The company announced on its own news page Thursday that it would be “testing a tool that will let users pay to send an e-mail message to another member, even if they aren’t connected as friends on the world’s largest social network.”

The idea is to improve upon the foundation Facebook laid in Nov. 2010 (that many users may still not have noticed), when it launched the “Other” folder – or essentially a spam folder – which is home to all messages not sent from your friends or friends of friends.

Its latest experiment will give a small trial audience the option to pay to have a message routed to the Inbox as opposed to the Other folder, regardless of whether they’re in the recipient’s friends network.

Facebook says the trial is a by product of commentators and researchers suggesting that “imposing a financial cost on the sender” is the “most effective way to discourage unwanted messages and facilitate delivery of messages that are relevant and useful.”

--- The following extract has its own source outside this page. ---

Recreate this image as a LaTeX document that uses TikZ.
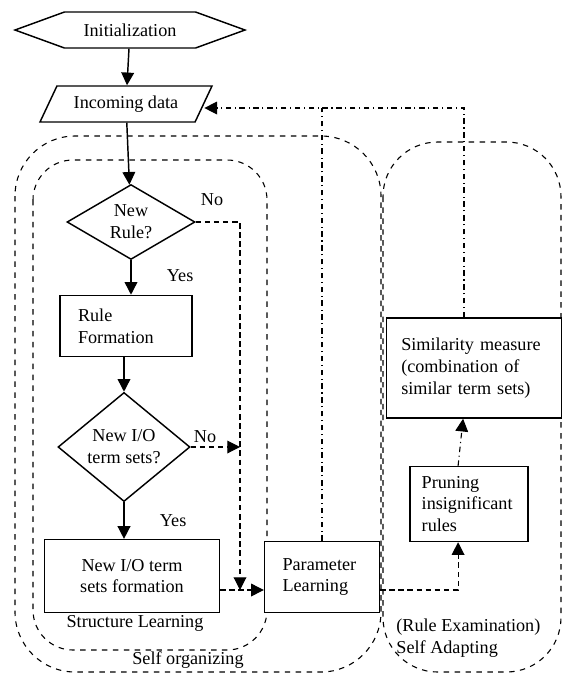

Facebook cites professional scenarios that may be proper cause for a tool such as this, like if you want to send a message to person you heard speak at a conference that you aren’t friends with, or if you’re inquiring about a job opening.

For now, the feature will be limited to messages between users living in the U.S. and for those wary of advertising companies taking advantage of the tool, well, there’s currently a cap on the number of messages a person can pay to send. That’s one per week.

Facebook failed to specify how much the email would cost to send, although Bloomberg reports it will sample different prices, starting with $1.

Although many users may still not “even know what a quail looks like” those that get the reference may find themselves pining for the days before their grandmother could send them a friend request.

The brave new world Facebook entered of being a publicly traded company may have sent chills down the spines of its original users, but the fact remains that the social networking giant needs to generate revenue to keep its stockholders happy.

And while it struggles to do so, users can expect to see more ‘experimenting’ with not-so-subtle means to generate a dollar.